BZ: Häufig wird Coca-Cola als Erfinder des Weihnachtsmanns genannt. Die Firma schickte die Figur 1931 erstmals in den Werbefeldzug. Hätte Thomas Nast diese Kommerzialisierung gefallen?
Kohl-Langer: Das Marketing hat Nasts Santa Claus weltweit popularisiert und berühmt gemacht. Auch die Kolorierung von rotem Pelz, Nerz und weißem Rauschebart stammen erst aus der Werbung.
1863 schickt Nast Santa Claus zu den Truppen der Nordstaaten, die im Bürgerkrieg gegen die Sklaverei kämpfen
Das hat das Bild des Santa Claus nachhaltig geprägt. Wer heute im Internet Santa Claus eingibt, wundert sich, wie viel Kitsch da angeboten wird. Der feine Zeichner Thomas Nast hätte das sicher nicht gewürdigt.

BZ: Wie ist Nast in den USA gelandet, wo er den Weihnachtsmann erfand?
Kohl-Langer: Thomas Nast kommt 1840 in Landau zur Welt, in der so genannten Roten Kaserne, die heute noch steht. Sein Vater war Militärmusiker, seine Mutter stammte aus dem Vorort Mörlheim. Sie machte sich 1846 mit Nast und seiner Schwester auf den Weg in die USA. Der Vater kam erst ein Jahr später nach. Eine Frau, allein mit ihren Kindern, auf dem Weg in die Emigration, das war durchaus wagemutig damals.

BZ: War die Flucht in den Wirren vor der Revolution von 1848/49 politisch motiviert?
Kohl-Langer: Nach allem, was wir wissen, handelt es sich bei den Nasts um Armutsmigration. Im 19. Jahrhundert sind mehr als 150 000 Menschen aus der Pfalz in die USA ausgewandert, die meisten aus wirtschaftlichen Gründen, etliche aber auch aus politischen Motiven, gerade nach der liberalen Revolution von 1848/49, die in Baden und der Pfalz viel Unterstützung fand. Der Name Palatines – englisch für Pfälzer – galt in den Vereinigten Staaten lange als Sammelbegriff für alle Auswanderer aus Deutschland.

BZ: Thomas Nast hatte es in der neuen Welt nicht leicht...
Kohl-Langer: Die Familie landete in New York, in einer Gegend, in der vornehmlich Familien aus der Pfalz wohnten.

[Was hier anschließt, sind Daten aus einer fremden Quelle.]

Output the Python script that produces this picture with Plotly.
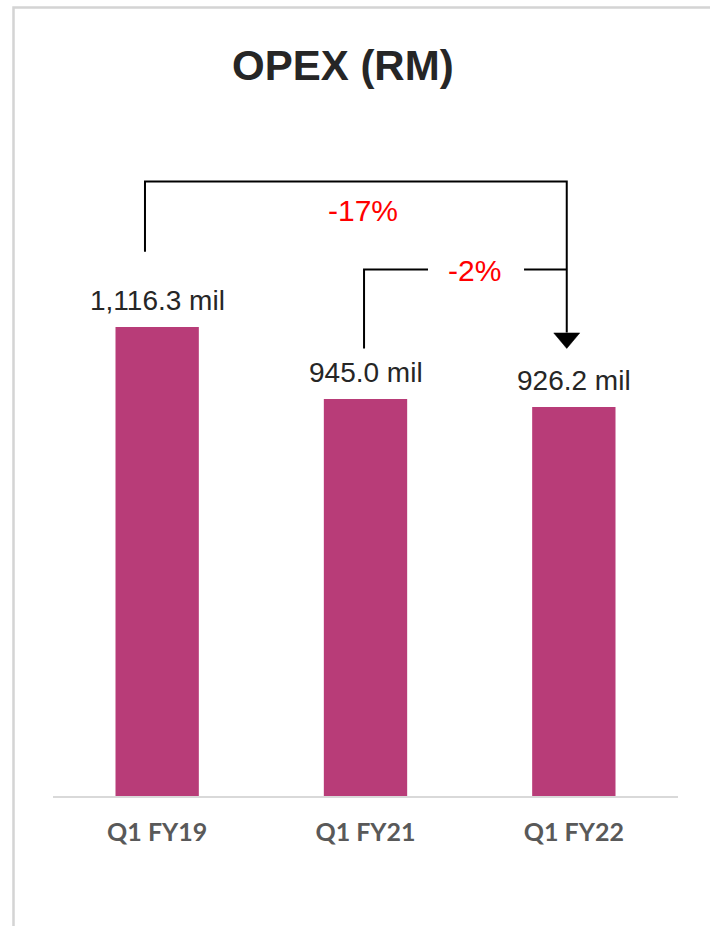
import plotly.graph_objects as go

categories = ["Q1 FY19", "Q1 FY21", "Q1 FY22"]
opex_values = [1116.3, 945.0, 926.2]
value_labels = ["1,116.3 mil", "945.0 mil", "926.2 mil"]
change_labels = ["-17%", "-2%"]

BAR_COLOR = "#B83C78"
TEXT_FONT = "Liberation Sans, Arial, sans-serif"

fig = go.Figure()
fig.add_trace(go.Bar(
    x=categories, y=opex_values, width=0.4,
    marker=dict(color=BAR_COLOR, line=dict(width=0)),
    hoverinfo="skip", showlegend=False,
))

# value labels above bars
for i, (v, lab) in enumerate(zip(opex_values, value_labels)):
    fig.add_annotation(x=i, y=v, xref="x", yref="y", text=lab, showarrow=False,
                       yanchor="bottom", yshift=9,
                       font=dict(family=TEXT_FONT, size=28, color="#262626"))

# bracket geometry (category index / data units)
outer_top = 1463
outer_left_x, right_x = -0.0585, 1.966
outer_left_bottom = 1296
inner_top = 1253.6
inner_left_x = 0.993
inner_left_bottom = 1065.5
gap_l, gap_r = 1.300, 1.761
arrow_tip = 1065.5
arrow_head_top = 1103.6

line = dict(color="black", width=2)
fig.add_shape(type="path", xref="x", yref="y", line=line,
              path=f"M {outer_left_x},{outer_left_bottom} L {outer_left_x},{outer_top} "
                   f"L {right_x},{outer_top} L {right_x},{arrow_head_top}")
fig.add_shape(type="path", xref="x", yref="y", line=line,
              path=f"M {inner_left_x},{inner_left_bottom} L {inner_left_x},{inner_top} L {gap_l},{inner_top}")
fig.add_shape(type="line", xref="x", yref="y", line=line,
              x0=gap_r, x1=right_x, y0=inner_top, y1=inner_top)
# arrow head
fig.add_shape(type="path", xref="x", yref="y", xsizemode="pixel", ysizemode="pixel",
              xanchor=right_x, yanchor=arrow_tip,
              path="M -13,15.5 L 13,15.5 L 0,0 Z",
              fillcolor="black", line=dict(color="black", width=0.5))

fig.add_annotation(x=0.989, y=1394, xref="x", yref="y", text=change_labels[0], showarrow=False,
                   yanchor="middle", font=dict(family=TEXT_FONT, size=30, color="#FF0000"))
fig.add_annotation(x=1.525, y=1251, xref="x", yref="y", text=change_labels[1], showarrow=False,
                   yanchor="middle", font=dict(family=TEXT_FONT, size=30, color="#FF0000"))

# title
fig.add_annotation(x=0.464, y=1.0496, xref="paper", yref="paper", text="<b>OPEX (RM)</b>",
                   showarrow=False, yanchor="middle",
                   font=dict(family=TEXT_FONT, size=42, color="#262626"))

# outer frame
fig.add_shape(type="rect", xref="paper", yref="paper", x0=-0.0632, x1=1.08, y0=-0.22, y1=1.133,
              line=dict(color="#D4D4D4", width=2.5), layer="below")

fig.update_layout(
    width=710, height=926,
    margin=dict(l=53, r=32, t=100, b=130),
    paper_bgcolor="white", plot_bgcolor="white",
    bargap=0.6,
    xaxis=dict(type="category", showgrid=False, showline=True, linecolor="#D9D9D9", linewidth=2,
               ticks="", ticklabelstandoff=13,
               tickfont=dict(family="Lato, sans-serif", size=25, color="#595959"),
               tickprefix="<b>", ticksuffix="</b>", range=[-0.5, 2.5], fixedrange=True),
    yaxis=dict(range=[0, 1657], visible=False, showgrid=False, zeroline=False, fixedrange=True),
)

fig.write_html("out.html")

Politisch ging es da wohl immer zu. In der Schule hatte es Nast nicht leicht, sein zeichnerisches Talent wurde aber früh erkannt. 1855, als Nasts Vater starb, musste er dann zum Einkommen der Familie beitragen und fing bei einer Zeitschrift an: "Frank Leslie’s Illustrated Newspaper", später kam er zu "Harper’s Weekly" und trug mit zum Aufstieg des Magazins bei.
BZ: Nast gilt als Begründer der politischen Karikatur in den USA. Wie politisch ist eigentlich sein Santa Claus?
Kohl-Langer: Sehr. Nast war immer politisch. Seinen Santa Claus stellt er häufig in einem politischen Umfeld dar. 1863 besucht Santa Claus die Truppen der Nordstaaten, die im Bürgerkrieg gegen die Sklaverei kämpfen. Später schickt er die Figur in den US-Kongress, wo sie von zwei Abgeordneten grimmig mahnend Reformen einfordert, sonst erhielten sie keine Geschenke. Nast hat auch Esel und Elefanten erschaffen, bis heute die Symbole der Republikaner und Demokraten in den USA.

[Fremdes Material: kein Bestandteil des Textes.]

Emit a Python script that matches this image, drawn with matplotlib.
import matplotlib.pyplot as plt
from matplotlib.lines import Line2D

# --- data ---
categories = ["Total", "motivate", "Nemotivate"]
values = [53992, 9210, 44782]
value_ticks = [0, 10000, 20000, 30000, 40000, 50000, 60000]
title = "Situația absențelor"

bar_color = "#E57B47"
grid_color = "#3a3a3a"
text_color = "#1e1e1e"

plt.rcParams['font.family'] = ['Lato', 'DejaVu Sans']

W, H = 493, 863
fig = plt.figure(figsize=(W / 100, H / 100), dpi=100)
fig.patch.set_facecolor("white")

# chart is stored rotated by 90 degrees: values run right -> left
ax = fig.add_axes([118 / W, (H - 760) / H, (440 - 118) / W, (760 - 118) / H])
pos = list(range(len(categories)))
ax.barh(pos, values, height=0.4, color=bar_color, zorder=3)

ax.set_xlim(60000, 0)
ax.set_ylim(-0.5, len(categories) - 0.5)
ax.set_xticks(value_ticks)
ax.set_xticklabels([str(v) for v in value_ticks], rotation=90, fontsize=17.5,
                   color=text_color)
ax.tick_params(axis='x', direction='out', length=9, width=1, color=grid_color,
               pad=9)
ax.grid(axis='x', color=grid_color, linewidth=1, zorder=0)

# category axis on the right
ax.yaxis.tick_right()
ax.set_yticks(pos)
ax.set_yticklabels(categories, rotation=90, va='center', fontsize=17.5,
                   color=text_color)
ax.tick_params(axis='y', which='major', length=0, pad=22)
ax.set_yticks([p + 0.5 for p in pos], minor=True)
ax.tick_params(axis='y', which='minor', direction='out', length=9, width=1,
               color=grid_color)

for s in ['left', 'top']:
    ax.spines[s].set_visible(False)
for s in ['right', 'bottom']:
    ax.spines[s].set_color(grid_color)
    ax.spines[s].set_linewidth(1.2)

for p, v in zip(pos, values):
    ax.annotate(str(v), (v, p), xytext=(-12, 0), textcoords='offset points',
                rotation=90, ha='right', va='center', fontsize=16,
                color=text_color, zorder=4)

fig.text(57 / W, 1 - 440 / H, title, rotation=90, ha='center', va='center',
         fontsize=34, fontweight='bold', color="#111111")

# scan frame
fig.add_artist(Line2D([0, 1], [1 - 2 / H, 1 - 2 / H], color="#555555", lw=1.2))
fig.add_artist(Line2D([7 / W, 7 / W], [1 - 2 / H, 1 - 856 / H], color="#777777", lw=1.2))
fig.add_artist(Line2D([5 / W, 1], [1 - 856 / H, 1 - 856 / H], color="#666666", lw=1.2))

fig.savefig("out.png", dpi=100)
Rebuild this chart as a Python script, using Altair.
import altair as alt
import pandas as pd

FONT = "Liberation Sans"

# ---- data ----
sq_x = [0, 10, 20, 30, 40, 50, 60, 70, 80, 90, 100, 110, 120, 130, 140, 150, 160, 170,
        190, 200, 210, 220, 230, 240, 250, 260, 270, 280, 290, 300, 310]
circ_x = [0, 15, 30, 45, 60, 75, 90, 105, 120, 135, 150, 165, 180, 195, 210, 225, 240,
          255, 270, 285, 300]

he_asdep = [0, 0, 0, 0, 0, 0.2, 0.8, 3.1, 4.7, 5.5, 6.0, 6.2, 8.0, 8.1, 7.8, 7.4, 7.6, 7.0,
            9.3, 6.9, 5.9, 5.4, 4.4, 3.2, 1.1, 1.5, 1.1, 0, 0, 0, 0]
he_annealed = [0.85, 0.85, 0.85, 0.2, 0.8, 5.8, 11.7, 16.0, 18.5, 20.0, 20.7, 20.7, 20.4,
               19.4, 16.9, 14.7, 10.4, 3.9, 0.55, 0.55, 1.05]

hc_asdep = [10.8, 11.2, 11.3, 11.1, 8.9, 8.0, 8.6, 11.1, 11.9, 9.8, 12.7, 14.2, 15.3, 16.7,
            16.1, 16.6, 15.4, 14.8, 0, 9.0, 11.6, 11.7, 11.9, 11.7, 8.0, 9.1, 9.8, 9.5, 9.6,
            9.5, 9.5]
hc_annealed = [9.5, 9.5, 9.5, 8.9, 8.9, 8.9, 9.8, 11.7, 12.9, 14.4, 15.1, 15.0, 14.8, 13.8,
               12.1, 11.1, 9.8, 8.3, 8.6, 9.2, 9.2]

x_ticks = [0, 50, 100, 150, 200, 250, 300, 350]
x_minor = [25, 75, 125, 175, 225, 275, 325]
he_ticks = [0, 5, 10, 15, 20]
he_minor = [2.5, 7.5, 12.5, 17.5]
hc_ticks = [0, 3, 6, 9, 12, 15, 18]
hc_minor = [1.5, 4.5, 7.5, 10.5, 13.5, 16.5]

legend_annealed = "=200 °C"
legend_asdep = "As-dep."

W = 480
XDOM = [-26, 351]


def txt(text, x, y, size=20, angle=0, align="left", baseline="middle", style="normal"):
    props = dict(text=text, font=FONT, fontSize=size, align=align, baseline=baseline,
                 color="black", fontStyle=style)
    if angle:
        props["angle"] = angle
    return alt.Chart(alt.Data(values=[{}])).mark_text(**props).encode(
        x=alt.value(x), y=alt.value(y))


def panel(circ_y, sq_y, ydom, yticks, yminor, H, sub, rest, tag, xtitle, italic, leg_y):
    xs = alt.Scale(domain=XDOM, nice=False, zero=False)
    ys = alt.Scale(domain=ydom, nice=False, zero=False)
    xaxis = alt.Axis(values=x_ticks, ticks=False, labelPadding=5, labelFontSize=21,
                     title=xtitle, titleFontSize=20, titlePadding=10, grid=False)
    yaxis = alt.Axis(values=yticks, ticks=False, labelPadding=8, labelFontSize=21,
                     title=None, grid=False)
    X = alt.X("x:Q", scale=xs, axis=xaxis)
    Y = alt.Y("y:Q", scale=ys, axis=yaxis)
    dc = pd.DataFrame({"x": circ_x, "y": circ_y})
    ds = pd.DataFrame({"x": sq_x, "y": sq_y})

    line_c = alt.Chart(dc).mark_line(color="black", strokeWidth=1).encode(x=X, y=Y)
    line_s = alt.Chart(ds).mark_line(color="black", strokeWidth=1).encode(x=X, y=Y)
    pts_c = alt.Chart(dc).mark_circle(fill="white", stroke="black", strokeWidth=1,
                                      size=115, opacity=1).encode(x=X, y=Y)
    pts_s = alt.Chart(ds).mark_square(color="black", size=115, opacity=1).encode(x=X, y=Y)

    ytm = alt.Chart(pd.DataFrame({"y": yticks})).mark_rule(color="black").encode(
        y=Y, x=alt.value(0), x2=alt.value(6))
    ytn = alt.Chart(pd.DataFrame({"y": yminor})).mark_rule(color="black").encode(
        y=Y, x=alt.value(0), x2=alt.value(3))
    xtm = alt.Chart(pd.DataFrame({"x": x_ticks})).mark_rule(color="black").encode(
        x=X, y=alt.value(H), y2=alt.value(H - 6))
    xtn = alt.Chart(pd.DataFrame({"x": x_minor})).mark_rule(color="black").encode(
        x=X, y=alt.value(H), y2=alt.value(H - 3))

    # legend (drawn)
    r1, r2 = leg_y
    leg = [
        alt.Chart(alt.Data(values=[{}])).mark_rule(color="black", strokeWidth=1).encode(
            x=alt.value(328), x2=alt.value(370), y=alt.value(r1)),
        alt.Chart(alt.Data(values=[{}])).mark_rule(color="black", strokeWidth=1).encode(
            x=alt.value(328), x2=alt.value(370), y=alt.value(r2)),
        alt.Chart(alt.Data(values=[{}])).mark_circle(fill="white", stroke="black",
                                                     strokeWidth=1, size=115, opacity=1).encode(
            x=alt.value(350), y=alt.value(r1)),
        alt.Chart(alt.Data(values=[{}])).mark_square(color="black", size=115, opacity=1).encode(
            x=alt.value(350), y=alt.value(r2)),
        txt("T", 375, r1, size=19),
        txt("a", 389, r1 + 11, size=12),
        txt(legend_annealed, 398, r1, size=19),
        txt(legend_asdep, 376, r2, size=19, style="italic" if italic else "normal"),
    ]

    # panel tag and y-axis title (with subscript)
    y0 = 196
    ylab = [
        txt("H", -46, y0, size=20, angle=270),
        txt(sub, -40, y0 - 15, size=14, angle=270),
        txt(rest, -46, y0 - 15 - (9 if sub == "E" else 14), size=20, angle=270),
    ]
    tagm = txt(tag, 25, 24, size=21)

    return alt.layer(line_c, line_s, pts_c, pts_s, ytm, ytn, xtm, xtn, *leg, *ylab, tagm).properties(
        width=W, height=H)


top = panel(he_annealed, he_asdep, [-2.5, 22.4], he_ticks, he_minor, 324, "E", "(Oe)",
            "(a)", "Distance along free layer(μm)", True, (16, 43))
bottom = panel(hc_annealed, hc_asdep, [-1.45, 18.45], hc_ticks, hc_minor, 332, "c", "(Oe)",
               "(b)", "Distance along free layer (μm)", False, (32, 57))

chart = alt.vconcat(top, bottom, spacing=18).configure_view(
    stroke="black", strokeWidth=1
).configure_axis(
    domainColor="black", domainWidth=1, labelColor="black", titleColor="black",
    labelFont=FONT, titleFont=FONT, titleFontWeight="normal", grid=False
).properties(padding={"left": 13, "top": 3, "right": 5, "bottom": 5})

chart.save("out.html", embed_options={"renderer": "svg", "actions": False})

BZ: Alte, weiße Männer haben es nicht leicht in diesen Zeiten. Erfährt die Weihnachtsmannfigur heute Kritik?
Kohl-Langer: Santa Claus wird eher integrativ gesehen. Nast war politisch und hat sich für Freiheitsrechte eingesetzt, auch der Minderheiten in den USA. Wir machten 2020 eine Ausstellung in der rheinland-pfälzischen Landesvertretung in Berlin und waren überrascht, wie aussagekräftig seine Karikaturen heute noch sind – gerade mit Blick auf Donald Trump. Nast hat gegen Korruption gewettert und früh Fehlentwicklungen in der amerikanischen Demokratie vorausgeahnt.
Zur Person

Thomas Nast wird 1840 in Landau in der Pfalz geboren. Seine Familie wandert in die USA aus. Dort erlangt er als Zeichner Berühmtheit, Nast gilt als Begründer der politischen Karikatur in den USA. Als Mitarbeiter der Zeitschrift "Harper’s Weekly" entwirft Nast nicht nur die Figur des Weihnachtsmannes, er etabliert auch Esel und Elefant als Symbole für die beiden US-Parteien Demokraten und Republikaner. Theodore Roosevelt schickt ihn 1902 als Generalkonsul nach Ecuador, wo Nast im selben Jahr verstirbt. Zu seinem 120. Todestag plant die Stadt Landau 2022 eine große Ausstellung von Nasts politischen Zeichnungen.